Background
A 16-year-old girl in state custody was staying at the apartment of William Gilbert, a family friend, after running from DCYF group-home placement. In August 2018, the defendant drove her to obtain marijuana and pick up her boyfriend. Instead, he pulled into an isolated Providence parking lot, brandished a gun, threatened her with violence, and sexually assaulted her. He ordered her not to tell anyone. The next morning, the complainant spoke with David Diluglio, the defendant’s adult roommate, and told him what had happened. She testified that Diluglio started crying and told her she needed to leave the apartment immediately. She then messaged her mother, who arrived to pick her up. She did not report the assault to police until nearly two years later, in January 2020, when DCYF located her in Massachusetts. A grand jury indicted the defendant in June 2020. He was convicted at trial in April 2023 and sentenced to fifty years (twenty-five to serve, twenty-five suspended).
The Court’s Holding
The Rhode Island Supreme Court affirmed the conviction, holding that the trial court properly admitted the complainant’s testimony about Diluglio’s statements. The defendant argued the statements were inadmissible hearsay offered to prove he believed the assault had occurred. The court rejected this on two grounds. First, the statements were not offered for their truth but for their effect on the listener—to explain why the complainant left the apartment. The court noted that her prior history of running away was limited to evading DCYF placement, not fleeing dangerous situations, so the explanation was probative.

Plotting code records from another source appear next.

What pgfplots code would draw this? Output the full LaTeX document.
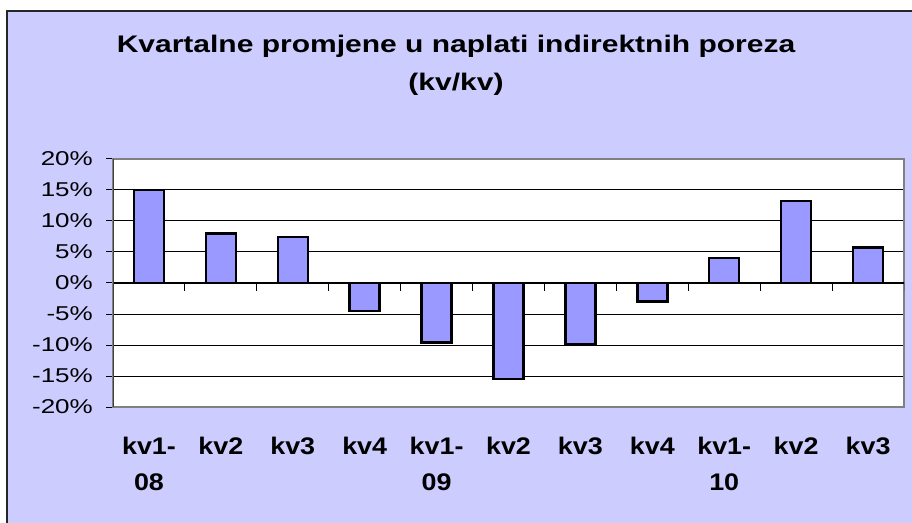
\documentclass[border=0pt]{standalone}
\usepackage{pgfplots}
\pgfplotsset{compat=1.18}
\usepackage{fontspec}
\setmainfont{Liberation Sans}
\newfontfamily\titlefont[FakeStretch=1.25]{Liberation Sans}
\newfontfamily\tickfont[FakeStretch=1.3]{Liberation Sans}
\newfontfamily\catfont[FakeStretch=1.12]{Liberation Sans}
\definecolor{chartbg}{HTML}{CCCCFF}
\definecolor{barfill}{HTML}{9999FF}

\begin{document}
\begin{tikzpicture}[x=1pt,y=1pt]
\useasboundingbox (0,0) rectangle (912,522);
\fill[white] (0,0) rectangle (912,522);
% chart area
\filldraw[fill=chartbg, draw=black!85, line width=2pt] (7,-10) rectangle (925,511);
\node[anchor=base, align=center, font=\titlefont\bfseries\fontsize{24}{38}\selectfont]
  at (456,431) {Kvartalne promjene u naplati indirektnih poreza\\(kv/kv)};
\begin{axis}[
    at={(113pt,115pt)}, anchor=south west,
    scale only axis, width=791pt, height=248pt,
    xmin=-0.5, xmax=10.5, ymin=-20, ymax=20,
    axis background/.style={fill=white},
    axis line style={draw=black!50, line width=1.6pt},
    ybar, bar width=30pt,
    xtick={0,...,10},
    xticklabels={{kv1-\\08},kv2,kv3,kv4,{kv1-\\09},kv2,kv3,kv4,{kv1-\\10},kv2,kv3},
    x tick label style={align=center, anchor=north, inner sep=0pt, yshift=-23pt,
        font=\catfont\bfseries\fontsize{24}{36}\selectfont},
    x tick style={draw=none},
    ytick={-20,-15,...,20},
    yticklabels={-20\%,-15\%,-10\%,-5\%,0\%,5\%,10\%,15\%,20\%},
    y tick label style={anchor=east, inner sep=0pt, xshift=-13pt,
        font=\tickfont\fontsize{20}{22}\selectfont},
    ytick pos=left, xtick pos=bottom,
    tick align=outside, major tick length=7pt,
    y tick style={black, line width=1pt},
    ymajorgrids, grid style={black, line width=1pt},
]
\addplot[fill=barfill, draw=black, line width=2.4pt] coordinates {
    (0,15) (1,8) (2,7.4) (3,-4.5) (4,-9.6) (5,-15.5)
    (6,-9.8) (7,-3.0) (8,4.0) (9,13.2) (10,5.7)
};
\draw[black, line width=1.2pt] (axis cs:-0.5,0) -- (axis cs:10.5,0);
\pgfplotsinvokeforeach{-0.5,0.5,...,10.5}{
  \draw[black, line width=1pt] (axis cs:#1,0) -- ([yshift=-8pt]axis cs:#1,0);
}
\draw[black!75, line width=2pt] (rel axis cs:0,0) -- (rel axis cs:0,1);
\end{axis}
\end{tikzpicture}
\end{document}
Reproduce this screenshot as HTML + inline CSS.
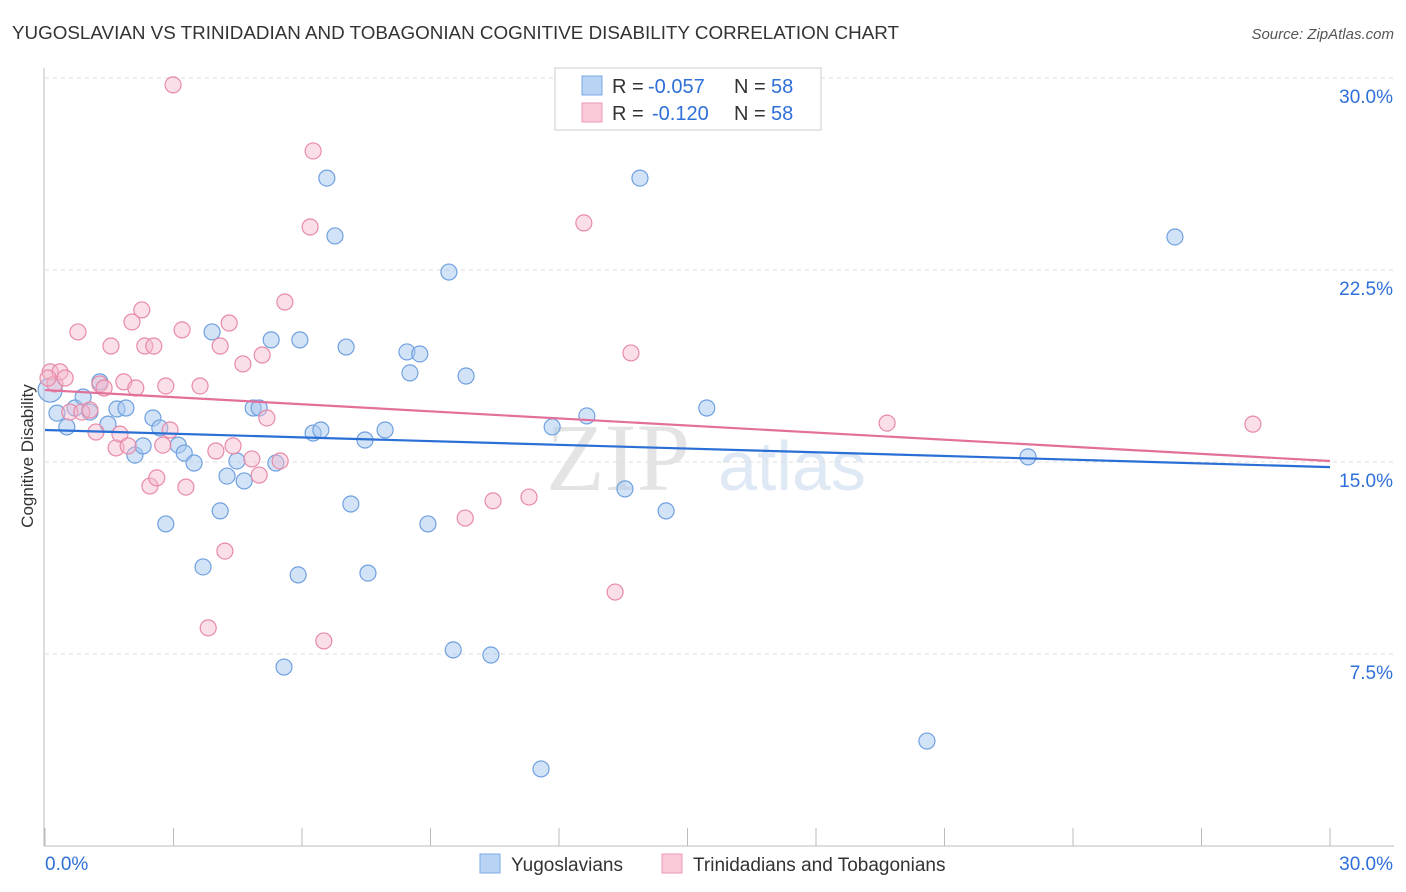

Second, even if hearsay, Diluglio’s actual motivation was ambiguous and equally plausible for other reasons—such as not wanting police involvement or simply not wanting her in defendant’s apartment—since Diluglio was the defendant’s friend and roommate, not the complainant’s protector.
The court also held that the hearsay objection was properly preserved despite defendant’s counsel stating “objection” without explicitly stating grounds. The context made clear it was a hearsay challenge, and trial courts may infer the specific grounds from the circumstances of the testimony.
Key Takeaways
- Out-of-court statements offered to explain a listener’s subsequent action are not hearsay, even if they imply the speaker’s belief about the underlying facts
- When a speaker’s motivation for a statement is genuinely ambiguous and could reasonably arise from multiple sources, courts may find the statement is not offered for the truth of the matter asserted
- Hearsay objections need not specify grounds if the context of the testimony makes the basis apparent
Why It Matters
This decision addresses a recurring evidentiary issue in sexual assault cases: the treatment of witness reactions and statements made when a victim first discloses. Many assault cases involve delayed reporting or delayed contemporaneous disclosures to third parties. The court’s holding allows prosecutors to introduce testimony about how witnesses responded to a victim’s account—including witness statements—without relying on hearsay exceptions, so long as their probative value lies in explaining the victim’s subsequent conduct rather than proving the truth of the witness’s belief. For defense counsel, the decision establishes that attacking witness motivation requires grounded factual arguments about relationship and context, not merely general arguments about implausibility. The decision also clarifies that trial courts retain discretion to weigh ambiguous or multiple-inference scenarios in favor of admission.